Но без таких заявлений руки у следственных органов были связаны, поэтому следственный судья Тракселе постарался (тем более, что поначалу именно так и казалось) представить дело таким образом, будто бы в нем замешаны лишь персоны малозначительные. Впрочем, с одной стороны, эти персоны стояли все же довольно высоко, что позволяло подтвердить сладкую сказочку о равенстве перед законом всех граждан прекрасной Франции, но, с другой стороны, недостаточно высоко, чтобы серьезно повлиять на престиж государства. Французская юстиция крайне нуждалась в таком подтверждении своего беспристрастия. А что, скажите, может быть лучше для завоевания симпатий публики, чем роль бескомпромиссного защитника девичьей невинности?
Вначале именно так все и шло. Следственный судья Тракселе изо всех сил старался преодолеть робость шокированных родителей и поскорее собрать нужные заявления. Но когда через красавчика Пьера и его розовых танцовщиц следствию стало известно о солидных господах, для которых, собственно, и был задуман весь этот розово-балетный притон, машина правосудия забуксовала, шаги полиции стали все медленнее и медленнее, а паузы между отдельными следственными действиями все длиннее и длиннее.
В конце концов, это ведь вовсе не пустяк — взять да и выступить против людей, которые одного подоходного налога платят в сумме большей, чем годовой бюджет всей юстиции! А какой вес в политике они имеют!
Даже падкие на паблисити комиссары полиции и те наступили на горло своей песне и стали говорить экивоками. Дело усугублялось еще и тем, что эти солидные господа, которые доставляли столько хлопот полиции и юстиции, принадлежали к разным политическим лагерям и группировкам — еще одна веская причина быть осторожными и постоянно держать нос по ветру. Один из меценатов, антиголлист, даже был некоторое время председателем парламента Четвертой республики, другой, крупнейший владелец ресторанов, был влиятельным голлистом, кое-кто (главным образом, ювелиры и промышленники) слыл правым, иные же охотно признавали, что придерживаются «левой ориентации», а модный парикмахер Гульельми был «придворным куафером» всего парижского высшего света… Нет, слишком уж плотно нашпиговано это дело всякими столбами да надолбами, капканами да волчьими ямами — и не позавидуешь полицейскому или следственному судье, который их проворонит!

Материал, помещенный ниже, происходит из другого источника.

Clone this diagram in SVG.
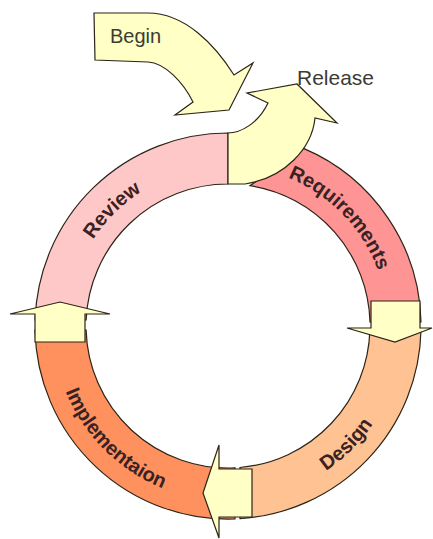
<svg xmlns="http://www.w3.org/2000/svg" width="433" height="539" viewBox="0 0 433 539">
<style>
.sh{stroke:#2b2418;stroke-width:1.2;stroke-linejoin:miter}
.yl{fill:#FFFFC6}
.lbl{font-family:"Liberation Sans",Arial,sans-serif;font-weight:bold;font-size:20px;fill:#3a2222}
.cap{font-family:"Liberation Sans",Arial,sans-serif;fill:#3c3c34}
</style>
<defs>
<path id="pReview" d="M68,326 A160,160 0 0 1 228,166"/>
<path id="pReq" d="M228,166 A160,160 0 0 1 388,326"/>
<path id="pDesign" d="M228,501 A175,175 0 0 0 403,326"/>
<path id="pImpl" d="M53,326 A175,175 0 0 0 228,501"/>
</defs>
<rect width="433" height="539" fill="#ffffff"/>
<g id="review">
<path class="sh" fill="#FFC8C8" d="M35.1,320 A193,193 0 0 1 228,133 L228,184 A142,142 0 0 0 86.1,320 Z"/>
<text class="lbl"><textPath href="#pReview" startOffset="50%" text-anchor="middle">Review</textPath></text>
</g>
<g id="requirements">
<path class="sh" fill="#FF9494" d="M303.5,148.4 A193,193 0 0 1 421,322 L370,322 A142,142 0 0 0 250,185.7 Z"/>
<text class="lbl"><textPath href="#pReq" startOffset="51%" text-anchor="middle">Requirements</textPath></text>
</g>
<g id="design">
<path class="sh" fill="#FFC393" d="M421,330 A193,193 0 0 1 240,518.6 L240,467.5 A142,142 0 0 0 369.9,330 Z"/>
<text class="lbl"><textPath href="#pDesign" startOffset="50%" text-anchor="middle">Design</textPath></text>
</g>
<g id="implementation">
<path class="sh" fill="#FF915E" d="M235,518.9 A193,193 0 0 1 35,330 L86.1,330 A142,142 0 0 0 235,467.8 Z"/>
<text class="lbl"><textPath href="#pImpl" startOffset="50%" text-anchor="middle">Implementaion</textPath></text>
</g>
<g id="release">
<path class="sh yl" d="M228,133 C240,133 258,124 268,103 L247,93 L297,84 L337,123 L315,118 C312,148 285,178 245,184 L228,184 Z"/>
<text class="cap" x="297" y="85" font-size="21">Release</text>
</g>
<g id="connectors">
<path class="sh yl" d="M35,342 L35,314 L10,314 L60,302 L110,314 L85,314 L85,342 Z"/>
<path class="sh yl" d="M371,301 L420,301 L420,328 L432,328 L395,342 L347,328 L371,328 Z"/>
<path class="sh yl" d="M252,469 L252,517 L219,517 L219,538 L203,493 L219,445 L219,469 Z"/>
</g>
<g id="begin">
<path class="sh yl" d="M94,13 L148,13 C185,13 215,45 234,75 L253,63 L229,110 L175,115 L193,102 C183,82 165,63 148,62 L95,60 Z"/>
<text class="cap" x="110" y="43" font-size="20">Begin</text>
</g>
</svg>
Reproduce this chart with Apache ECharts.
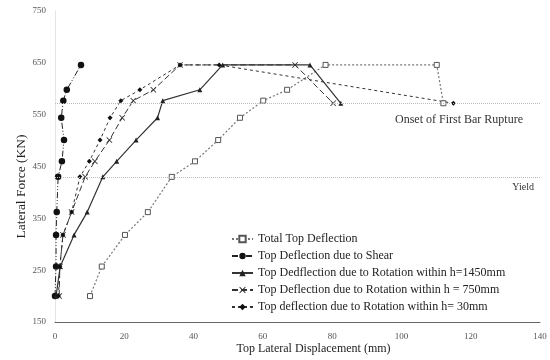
<!DOCTYPE html>
<html><head><meta charset="utf-8">
<script src="https://cdn.jsdelivr.net/npm/echarts@6/dist/echarts.min.js"></script>
<style>html,body{margin:0;padding:0;background:#fff}#c{width:550px;height:360px}</style>
</head><body><div id="c"></div>
<script>
// Force levels (kN)
const forceTotal = [200,257,318,362,430,460,501,544,577,598,646,646,572];
const forceShear = [200,257,318,362,430,460,501,544,577,598,646];
const force1450  = [200,257,318,362,430,460,501,544,577,598,646,646,572];
const force750   = [200,257,318,362,430,460,501,544,577,598,646,646,572];
const force30    = [200,257,318,362,430,460,501,544,577,598,646,646,572];
// Displacements (mm)
const dispTotal = [10.1,13.5,20.2,26.8,33.7,40.4,47.1,53.4,60.1,67.0,78.1,110.2,112.1];
const dispShear = [0,0.3,0.3,0.5,0.9,2.0,2.6,1.8,2.4,3.4,7.5];
const disp1450  = [0.3,1.5,5.5,9.3,13.8,17.8,23.4,29.6,31.1,41.8,48.4,73.6,82.5];
const disp750   = [1.2,1.4,2.3,4.8,8.7,11.5,15.7,19.4,22.6,28.4,36.1,69.3,80.3];
const disp30    = [1.0,1.4,2.3,4.8,7.2,9.9,13.0,15.9,19.0,24.5,36.1,47.4,115.0];
const names = [
  'Total Top Deflection',
  'Top Deflection due to Shear',
  'Top Dedflection due to Rotation within h=1450mm',
  'Top Deflection due to Rotation within h = 750mm',
  'Top deflection due to Rotation within h= 30mm'
];
const yieldForce = 430, ruptureForce = 572;
const xTicks = [0,20,40,60,80,100,120,140];
const yTicks = [150,250,350,450,550,650,750];

const pair = (xs, ys) => xs.map((x, i) => [x, ys[i]]);
const serif = 'Liberation Serif';
const crossPath = 'path://M0,1L1,0L5,4L9,0L10,1L6,5L10,9L9,10L5,6L1,10L0,9L4,5Z';

const chart = echarts.init(document.getElementById('c'), null, {renderer: 'canvas'});
chart.setOption({
  animation: false,
  backgroundColor: '#fff',
  grid: {left: 55, right: 10, top: 11, bottom: 36},
  legend: {
    orient: 'vertical', left: 226, top: 228,
    itemWidth: 21, itemHeight: 8, itemGap: 5,
    textStyle: {fontFamily: serif, fontSize: 12, color: '#222'},
    data: names
  },
  xAxis: {
    type: 'value', min: 0, max: 140, interval: 20,
    name: 'Top Lateral Displacement (mm)', nameLocation: 'middle', nameGap: 21,
    nameMoveOverlap: false,
    nameTextStyle: {fontFamily: serif, fontSize: 12, color: '#222', padding: [0, 0, 0, 32]},
    axisLine: {lineStyle: {color: '#666', width: 1}},
    axisTick: {show: false},
    splitLine: {show: false},
    axisLabel: {fontFamily: serif, fontSize: 9, color: '#555', margin: 10,
      formatter: v => xTicks.includes(v) ? String(v) : ''}
  },
  yAxis: {
    type: 'value', min: 150, max: 750, interval: 100,
    name: 'Lateral Force (KN)', nameLocation: 'middle', nameGap: 27,
    nameMoveOverlap: false,
    nameTextStyle: {fontFamily: serif, fontSize: 13.5, color: '#222', padding: [0, 40, 0, 0]},
    axisLine: {show: true, lineStyle: {color: '#e4e4e4', width: 1}},
    axisTick: {show: false},
    splitLine: {show: false},
    axisLabel: {fontFamily: serif, fontSize: 9, color: '#555', margin: 9,
      formatter: v => yTicks.includes(v) ? String(v) : ''}
  },
  series: [
    {
      name: names[0], type: 'line', data: pair(dispTotal, forceTotal),
      symbol: 'rect', symbolSize: 5,
      lineStyle: {color: '#777', width: 1.2, type: [2, 2]},
      itemStyle: {color: '#fff', borderColor: '#555', borderWidth: 1},
      markLine: {
        silent: true, symbol: 'none',
        lineStyle: {color: '#bdbdbd', width: 1, type: [1, 1]},
        data: [
          {yAxis: ruptureForce, label: {show: true, formatter: 'Onset of First Bar Rupture',
            position: 'insideEndBottom', distance: [17, 11], fontFamily: serif, fontSize: 12, color: '#333'}},
          {yAxis: yieldForce, label: {show: true, formatter: 'Yield',
            position: 'insideEndBottom', distance: [6, 6], fontFamily: serif, fontSize: 10, color: '#333'}}
        ]
      }
    },
    {
      name: names[1], type: 'line', data: pair(dispShear, forceShear),
      symbol: 'circle', symbolSize: 6.5,
      lineStyle: {color: '#222', width: 1, type: [6, 2, 1, 2, 1, 2]},
      itemStyle: {color: '#111'}
    },
    {
      name: names[2], type: 'line', data: pair(disp1450, force1450),
      symbol: 'triangle', symbolSize: 5,
      lineStyle: {color: '#333', width: 1.2, type: 'solid'},
      itemStyle: {color: '#222'}
    },
    {
      name: names[3], type: 'line', data: pair(disp750, force750),
      symbol: crossPath, symbolSize: 6,
      lineStyle: {color: '#333', width: 1, type: [6, 3]},
      itemStyle: {color: '#333'}
    },
    {
      name: names[4], type: 'line', data: pair(disp30, force30),
      symbol: 'diamond', symbolSize: 5,
      lineStyle: {color: '#333', width: 1, type: [3, 3]},
      itemStyle: {color: '#111'}
    }
  ]
});
</script></body></html>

Да, конечно, все они — люди разных политических взглядов, но политика политикой, взгляды взглядами, а в своем стремлении спустить всю эту историйку на тормозах, да так, чтобы битых черепков было поменьше, господа соучастники проявили трогательное единодушие. Прекратив на время взаимные распри, представители разных партий и блоков пустили в ход все свои возможности и добились того, что юстицию публично пригвоздили к позорному столбу, ибо она якобы раздувает из мухи слона. Оплеванная юстиция, столь опрометчиво разжегшая пожар, теперь из кожи вон лезла, чтобы любыми путями поскорее затушить его.
Акценты сместились. Пьер Сорлю стал мелким плутом, солидные господа — в худшем случае, этакими добродушными дилетантами, которых бессовестно обманывали. Истинными же виновниками оказались «балетные мышки» и их помешанные на карьере родители, возмутительно равнодушные к поведению своих безнадзорных дочерей. Самих девушек сначала подвергли нескончаемым мучительным допросам в уголовной полиции и у следственного судьи, а затем выставили их под перекрестный огонь опытных адвокатов.
Кое-кого из них, особенно девушек из небогатых семей, тут же немедленно признали потаскухами. Что же касается самой системы, заведенной Пьером Сорлю, — предприятия, где тон задавали «солидные господа» вроде тех, из Ле Бутар, то в его осуждение со стороны правосудия не было сказано ни единого слова.
Для успокоения общественности из всей шайки совратителей обвинение было предъявлено двадцати двум наиболее скомпрометированным господам и графине-балетмейстерше (разумеется, строго конфиденциально).